Information on the species' susceptibility to dieback is lacking: the only information available is from the 2006 report Management of Phytophthora cinnamomi for Biodiversity Conservation in Australia, which states that D. acanthopoda is "highly susceptible"; but this claim is sourced to a 1994 paper that asserts it not for B. acanthopoda but for the species then known as "Dryandra sp. Kamballup (M. Pieroni 20.9.88)", now B. ionthocarpa.

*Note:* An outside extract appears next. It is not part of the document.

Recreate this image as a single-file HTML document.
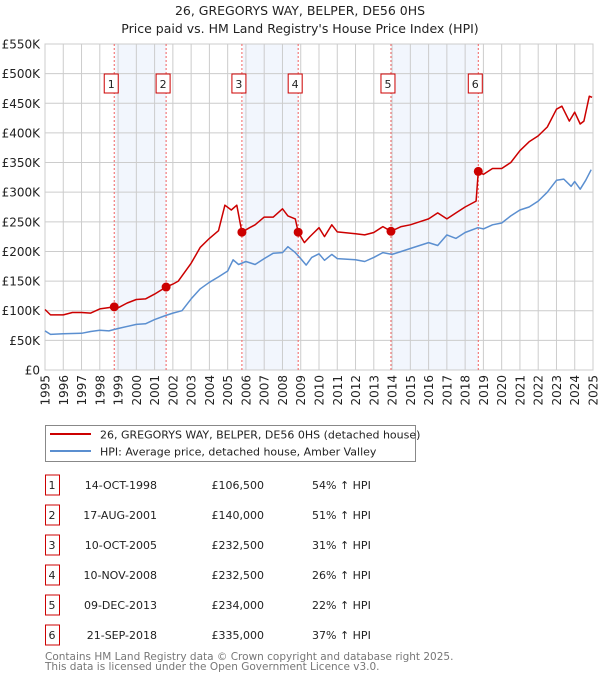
<!DOCTYPE html>
<html><head><meta charset="utf-8">
<style>
body{margin:0;background:#fff;font-family:"DejaVu Sans","Liberation Sans",sans-serif;}
svg text{font-family:"DejaVu Sans","Liberation Sans",sans-serif;}
</style></head>
<body>
<svg id="c" width="600" height="680" xmlns="http://www.w3.org/2000/svg">
<text x="300" y="15" text-anchor="middle" font-size="12.5" fill="#222">26, GREGORYS WAY, BELPER, DE56 0HS</text>
<text x="300" y="33" text-anchor="middle" font-size="12.5" fill="#222">Price paid vs. HM Land Registry's House Price Index (HPI)</text>
<g id="plot"></g>
<g>
<rect x="45.5" y="425.5" width="370" height="36" fill="#fff" stroke="#888"/>
<line x1="50" y1="434" x2="91" y2="434" stroke="#cc0000" stroke-width="2"/>
<text x="100" y="438.5" font-size="11" fill="#222">26, GREGORYS WAY, BELPER, DE56 0HS (detached house)</text>
<line x1="50" y1="451" x2="91" y2="451" stroke="#5b8fd0" stroke-width="2"/>
<text x="100" y="455.5" font-size="11" fill="#222">HPI: Average price, detached house, Amber Valley</text>
</g>
<g id="tbl"></g>
<text x="45" y="660" font-size="10.5" fill="#777">Contains HM Land Registry data © Crown copyright and database right 2025.</text>
<text x="45" y="670" font-size="10.5" fill="#777">This data is licensed under the Open Government Licence v3.0.</text>
</svg>
<script>
const yTicks=[0,50,100,150,200,250,300,350,400,450,500,550];
const yTickLabels=["£0","£50K","£100K","£150K","£200K","£250K","£300K","£350K","£400K","£450K","£500K","£550K"];
const xYears=[1995,1996,1997,1998,1999,2000,2001,2002,2003,2004,2005,2006,2007,2008,2009,2010,2011,2012,2013,2014,2015,2016,2017,2018,2019,2020,2021,2022,2023,2024,2025];
const saleDates=[1998.79,2001.63,2005.78,2008.86,2013.94,2018.72];
const salePrices=[106.5,140,232.5,232.5,234,335];
const saleLabels=["1","2","3","4","5","6"];
const saleDateText=["14-OCT-1998","17-AUG-2001","10-OCT-2005","10-NOV-2008","09-DEC-2013","21-SEP-2018"];
const salePriceText=["£106,500","£140,000","£232,500","£232,500","£234,000","£335,000"];
const saleHpiText=["54% ↑ HPI","51% ↑ HPI","31% ↑ HPI","26% ↑ HPI","22% ↑ HPI","37% ↑ HPI"];
const redT=[1995,1995.3,1996,1996.5,1997,1997.5,1998,1998.79,1999,1999.5,2000,2000.5,2001,2001.63,2002,2002.3,2003,2003.5,2004,2004.5,2004.85,2005.2,2005.5,2005.78,2006.2,2006.5,2007,2007.5,2008,2008.3,2008.7,2008.86,2009.2,2009.5,2010,2010.3,2010.7,2011,2012,2012.5,2013,2013.5,2013.94,2014.5,2015,2015.5,2016,2016.5,2017,2017.5,2018,2018.6,2018.72,2019,2019.5,2020,2020.5,2021,2021.5,2022,2022.5,2023,2023.3,2023.7,2024,2024.3,2024.5,2024.8,2024.95];
const redV=[102,93,93,97,97,96,103,106.5,105,113,119,120,128,140,145,150,180,207,222,235,278,270,278,232.5,240,245,258,258,272,260,255,232.5,215,225,240,225,245,233,230,228,232,242,234,242,245,250,255,265,255,265,275,285,335,330,340,340,350,370,385,395,410,440,445,420,435,415,420,462,460];
const blueT=[1995,1995.3,1996,1997,1997.5,1998,1998.5,1999,2000,2000.5,2001,2001.6,2002,2002.5,2003,2003.5,2004,2004.5,2005,2005.3,2005.6,2006,2006.5,2007,2007.5,2008,2008.3,2008.7,2009,2009.3,2009.6,2010,2010.3,2010.7,2011,2012,2012.5,2013,2013.5,2014,2014.5,2015,2016,2016.5,2017,2017.5,2018,2018.7,2019,2019.5,2020,2020.5,2021,2021.5,2022,2022.5,2023,2023.4,2023.8,2024,2024.3,2024.6,2024.9];
const blueV=[66,60,61,62,65,67,66,70,77,78,85,92,96,100,120,137,148,157,167,186,178,183,178,188,197,198,208,198,188,177,190,196,185,195,188,186,183,190,198,195,200,205,215,210,228,222,232,240,238,245,248,260,270,275,285,300,320,322,310,318,305,320,338];

const NS="http://www.w3.org/2000/svg";
const X0=45,X1=593,Y0=370,Y1=44;
const xs=y=>X0+(y-1995)/30*(X1-X0);
const ys=v=>Y0-v/550*(Y0-Y1);
const plot=document.getElementById('plot');
function mk(tag,attrs,parent){const e=document.createElementNS(NS,tag);for(const k in attrs)e.setAttribute(k,attrs[k]);(parent||plot).appendChild(e);return e;}
for(let i=0;i<saleDates.length;i+=2){
  const r=mk('rect',{x:xs(saleDates[i])+1,y:Y1,width:xs(saleDates[i+1])-xs(saleDates[i])-1,height:Y0-Y1,fill:'#f2f6fd'});
  
  
}
yTicks.forEach((t,i)=>{
  const l=mk('line',{x1:X0,x2:X1,y1:ys(t),y2:ys(t),stroke:'#ccc','stroke-width':1});
  
  
  const tx=mk('text',{x:40,y:ys(t)+4.5,'text-anchor':'end','font-size':12,fill:'#222'});
  tx.textContent=yTickLabels[i];
  
  
});
xYears.forEach(yr=>{
  const l=mk('line',{x1:xs(yr),x2:xs(yr),y1:Y1,y2:Y0,stroke:'#ccc','stroke-width':1});
  
  
  const tx=mk('text',{x:0,y:0,'text-anchor':'end','font-size':12,fill:'#222',transform:`translate(${xs(yr)+4.5},375) rotate(-90)`});
  tx.textContent=yr;
  
  
});
const fr=mk('rect',{x:X0,y:Y1,width:X1-X0,height:Y0-Y1,fill:'none',stroke:'#ccc'});


saleDates.forEach((d,i)=>{
  const l=mk('line',{x1:xs(d),x2:xs(d),y1:Y1,y2:Y0,stroke:'#f06060','stroke-width':1,'stroke-dasharray':'2,2'});
  
  
  const b=mk('rect',{x:xs(d)-10,y:74,width:14,height:19,fill:'#fff',stroke:'#cc0000'});
  
  
  const t=mk('text',{x:xs(d)-3,y:88,'text-anchor':'middle','font-size':11,fill:'#222'});
  t.textContent=saleLabels[i];
  
  
});
function path(T,V,color,name){
  const d=T.map((t,i)=>(i?'L':'M')+xs(t).toFixed(1)+','+ys(V[i]).toFixed(1)).join('');
  const p=mk('path',{d:d,fill:'none',stroke:color,'stroke-width':1.5,'stroke-linejoin':'round'});
  
  
}
path(blueT,blueV,'#5b8fd0','hpi-line');
path(redT,redV,'#cc0000','price-line');
saleDates.forEach((d,i)=>{
  const c=mk('circle',{cx:xs(d),cy:ys(salePrices[i]),r:4.5,fill:'#cc0000'});
  
  
});
const tbl=document.getElementById('tbl');
saleDates.forEach((d,i)=>{
  const y=485+i*30;
  const b=mk('rect',{x:45.5,y:y-10,width:14,height:20,fill:'#fff',stroke:'#cc0000'},tbl);
  
  
  const cells=[[52,'middle',saleLabels[i],'table-number'],[157,'end',saleDateText[i],'table-date'],[264,'end',salePriceText[i],'table-price'],[312,'start',saleHpiText[i],'table-hpi-change']];
  cells.forEach(c=>{
    const t=mk('text',{x:c[0],y:y+4,'text-anchor':c[1],'font-size':11,fill:'#222'},tbl);
    t.textContent=c[2];
    
    
  });
});
</script>
</body></html>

Investigations into long-term seed storage have shown B. acanthopoda to store well under standard genebank storage conditions. After six years of storage in these conditions, 90% of seeds were successfully germinated, a rate similar to that of fresh seed.

==Cultivation==
Banksia acanthopoda is little known in cultivation, although it has been successfully grown and propagated at The Banksia Farm in Mount Barker, Western Australia, and at the Royal Botanic Gardens in Cranbourne, Melbourne. It is a sprawling and untidy shrub, but its habit can be improved by pruning. Its prominent yellow flower heads appear from July to October in cultivation, and have potential for use in the cut flower industry. It prefers a well-drained soil in full sun or light shade, and will tolerate dry conditions once established. Propagation is by seed; seeds take three to five weeks to germinate, and have a germination rate of 80 to 90 percent.